PROBLEM TO WORK ON
Print the records below exactly, from the line containing "Reproduce this chart with matplotlib." down to the line containing "fig = plt.figure(figsize=(W", both lines included, and omit every picture.

RECORDS FOR THE TASK
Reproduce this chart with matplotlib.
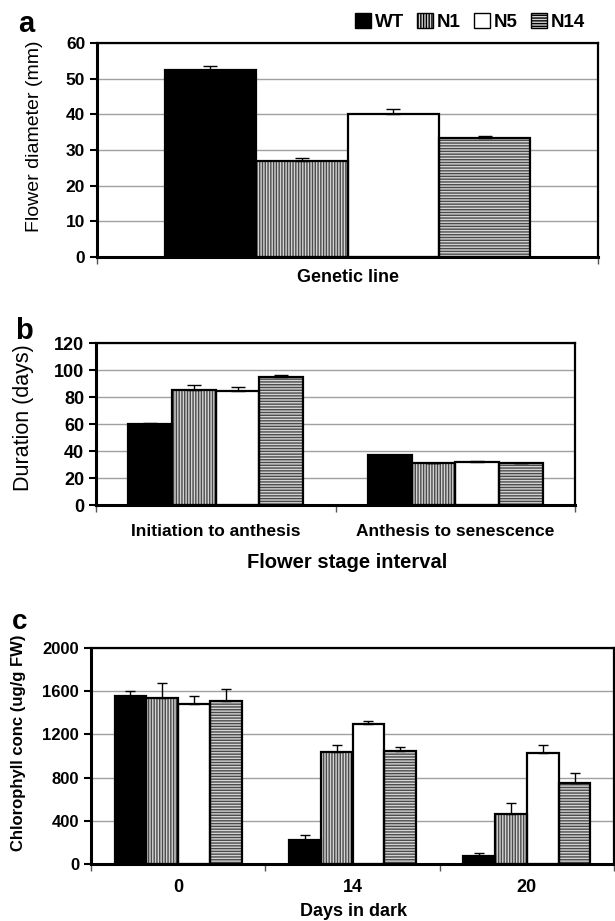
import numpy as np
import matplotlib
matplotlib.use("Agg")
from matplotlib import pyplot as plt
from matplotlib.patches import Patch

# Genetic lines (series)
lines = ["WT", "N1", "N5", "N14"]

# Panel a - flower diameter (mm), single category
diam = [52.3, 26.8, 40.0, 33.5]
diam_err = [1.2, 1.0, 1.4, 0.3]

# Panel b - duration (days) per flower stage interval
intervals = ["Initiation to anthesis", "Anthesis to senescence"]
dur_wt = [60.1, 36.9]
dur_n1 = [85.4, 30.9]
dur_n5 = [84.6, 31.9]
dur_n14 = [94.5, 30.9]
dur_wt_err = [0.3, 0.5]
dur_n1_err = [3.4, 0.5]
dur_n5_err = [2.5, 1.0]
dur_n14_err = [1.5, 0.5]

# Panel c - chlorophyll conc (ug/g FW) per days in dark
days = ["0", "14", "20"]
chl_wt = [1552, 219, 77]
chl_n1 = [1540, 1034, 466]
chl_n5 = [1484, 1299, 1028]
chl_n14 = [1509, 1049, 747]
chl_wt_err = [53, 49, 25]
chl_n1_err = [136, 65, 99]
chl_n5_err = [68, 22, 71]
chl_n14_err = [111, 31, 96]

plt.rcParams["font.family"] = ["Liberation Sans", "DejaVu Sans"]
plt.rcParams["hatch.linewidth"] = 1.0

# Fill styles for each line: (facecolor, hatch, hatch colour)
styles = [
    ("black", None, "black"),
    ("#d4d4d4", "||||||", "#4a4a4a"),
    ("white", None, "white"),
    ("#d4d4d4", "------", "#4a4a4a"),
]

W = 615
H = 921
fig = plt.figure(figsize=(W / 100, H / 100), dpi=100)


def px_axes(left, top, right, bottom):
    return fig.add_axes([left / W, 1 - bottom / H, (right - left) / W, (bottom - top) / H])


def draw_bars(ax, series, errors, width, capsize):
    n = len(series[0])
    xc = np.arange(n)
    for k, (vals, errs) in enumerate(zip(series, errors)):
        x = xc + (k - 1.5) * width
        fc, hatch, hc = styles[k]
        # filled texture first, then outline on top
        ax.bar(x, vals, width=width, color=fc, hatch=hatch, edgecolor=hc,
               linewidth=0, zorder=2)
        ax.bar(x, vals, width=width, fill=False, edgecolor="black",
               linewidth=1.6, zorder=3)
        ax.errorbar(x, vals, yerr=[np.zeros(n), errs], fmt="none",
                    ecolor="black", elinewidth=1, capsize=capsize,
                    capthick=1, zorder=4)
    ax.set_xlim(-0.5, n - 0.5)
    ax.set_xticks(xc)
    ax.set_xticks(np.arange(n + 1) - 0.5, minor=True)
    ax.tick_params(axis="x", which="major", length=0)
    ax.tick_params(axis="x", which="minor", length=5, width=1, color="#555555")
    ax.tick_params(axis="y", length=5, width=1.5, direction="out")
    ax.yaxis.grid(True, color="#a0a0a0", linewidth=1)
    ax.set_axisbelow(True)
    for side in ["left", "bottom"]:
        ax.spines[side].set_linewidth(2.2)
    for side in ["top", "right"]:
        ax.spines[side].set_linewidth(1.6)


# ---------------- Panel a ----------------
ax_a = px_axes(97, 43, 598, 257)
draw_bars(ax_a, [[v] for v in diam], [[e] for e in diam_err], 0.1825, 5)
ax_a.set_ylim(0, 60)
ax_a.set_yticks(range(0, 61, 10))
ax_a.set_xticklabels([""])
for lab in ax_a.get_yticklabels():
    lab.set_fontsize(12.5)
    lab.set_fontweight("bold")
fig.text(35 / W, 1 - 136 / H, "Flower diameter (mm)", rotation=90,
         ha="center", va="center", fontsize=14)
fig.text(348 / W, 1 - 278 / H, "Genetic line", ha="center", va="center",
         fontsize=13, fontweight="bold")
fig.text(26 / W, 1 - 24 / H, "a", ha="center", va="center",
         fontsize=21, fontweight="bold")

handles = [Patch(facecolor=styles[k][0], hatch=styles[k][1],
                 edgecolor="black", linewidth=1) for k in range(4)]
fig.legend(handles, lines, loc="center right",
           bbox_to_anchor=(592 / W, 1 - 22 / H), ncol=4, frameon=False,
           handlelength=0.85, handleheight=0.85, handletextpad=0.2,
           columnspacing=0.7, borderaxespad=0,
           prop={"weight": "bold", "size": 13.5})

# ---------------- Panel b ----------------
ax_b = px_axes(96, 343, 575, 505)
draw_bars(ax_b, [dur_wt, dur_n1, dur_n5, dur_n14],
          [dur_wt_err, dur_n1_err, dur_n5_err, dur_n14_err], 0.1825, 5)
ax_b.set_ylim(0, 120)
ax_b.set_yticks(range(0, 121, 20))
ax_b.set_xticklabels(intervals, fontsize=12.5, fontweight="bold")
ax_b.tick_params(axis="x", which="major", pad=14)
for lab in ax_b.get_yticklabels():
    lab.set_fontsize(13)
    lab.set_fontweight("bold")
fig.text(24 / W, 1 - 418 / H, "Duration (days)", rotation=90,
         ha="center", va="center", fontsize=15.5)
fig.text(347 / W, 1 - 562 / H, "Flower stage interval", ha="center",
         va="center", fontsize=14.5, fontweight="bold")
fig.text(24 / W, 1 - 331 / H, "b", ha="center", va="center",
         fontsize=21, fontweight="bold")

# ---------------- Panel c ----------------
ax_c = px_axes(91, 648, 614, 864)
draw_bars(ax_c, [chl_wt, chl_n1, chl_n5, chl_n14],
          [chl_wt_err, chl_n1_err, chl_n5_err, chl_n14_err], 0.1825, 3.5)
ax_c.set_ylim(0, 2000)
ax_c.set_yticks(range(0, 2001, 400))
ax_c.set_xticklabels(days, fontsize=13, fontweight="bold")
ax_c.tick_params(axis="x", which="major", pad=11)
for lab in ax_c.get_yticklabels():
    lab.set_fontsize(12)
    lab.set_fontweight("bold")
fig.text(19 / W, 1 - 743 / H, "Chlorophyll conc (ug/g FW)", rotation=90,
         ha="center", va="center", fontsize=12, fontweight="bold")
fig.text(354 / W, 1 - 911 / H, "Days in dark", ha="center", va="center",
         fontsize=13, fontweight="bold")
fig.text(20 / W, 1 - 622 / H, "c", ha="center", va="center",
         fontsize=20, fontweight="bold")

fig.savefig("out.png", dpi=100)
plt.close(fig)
* * *
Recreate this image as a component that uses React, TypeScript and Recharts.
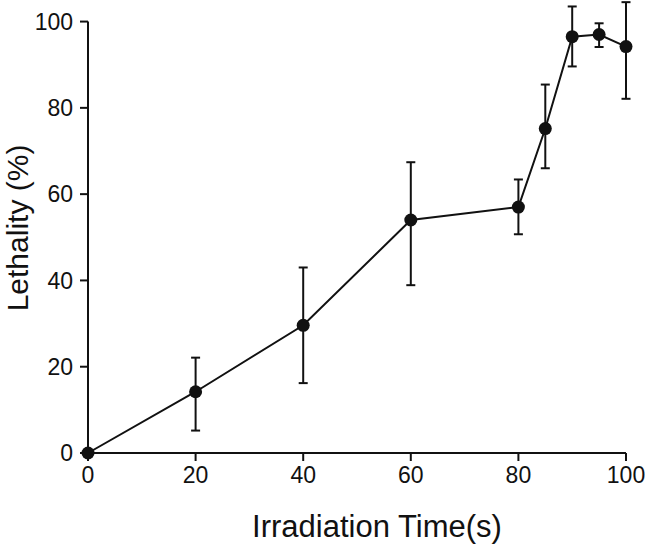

REPLY TO THE EXERCISE
Reproduce this chart with matplotlib.
import numpy as np
import matplotlib
matplotlib.use("Agg")
from matplotlib import pyplot as plt
from matplotlib.patches import Patch

# Genetic lines (series)
lines = ["WT", "N1", "N5", "N14"]

# Panel a - flower diameter (mm), single category
diam = [52.3, 26.8, 40.0, 33.5]
diam_err = [1.2, 1.0, 1.4, 0.3]

# Panel b - duration (days) per flower stage interval
intervals = ["Initiation to anthesis", "Anthesis to senescence"]
dur_wt = [60.1, 36.9]
dur_n1 = [85.4, 30.9]
dur_n5 = [84.6, 31.9]
dur_n14 = [94.5, 30.9]
dur_wt_err = [0.3, 0.5]
dur_n1_err = [3.4, 0.5]
dur_n5_err = [2.5, 1.0]
dur_n14_err = [1.5, 0.5]

# Panel c - chlorophyll conc (ug/g FW) per days in dark
days = ["0", "14", "20"]
chl_wt = [1552, 219, 77]
chl_n1 = [1540, 1034, 466]
chl_n5 = [1484, 1299, 1028]
chl_n14 = [1509, 1049, 747]
chl_wt_err = [53, 49, 25]
chl_n1_err = [136, 65, 99]
chl_n5_err = [68, 22, 71]
chl_n14_err = [111, 31, 96]

plt.rcParams["font.family"] = ["Liberation Sans", "DejaVu Sans"]
plt.rcParams["hatch.linewidth"] = 1.0

# Fill styles for each line: (facecolor, hatch, hatch colour)
styles = [
    ("black", None, "black"),
    ("#d4d4d4", "||||||", "#4a4a4a"),
    ("white", None, "white"),
    ("#d4d4d4", "------", "#4a4a4a"),
]

W = 615
H = 921
fig = plt.figure(figsize=(W / 100, H / 100), dpi=100)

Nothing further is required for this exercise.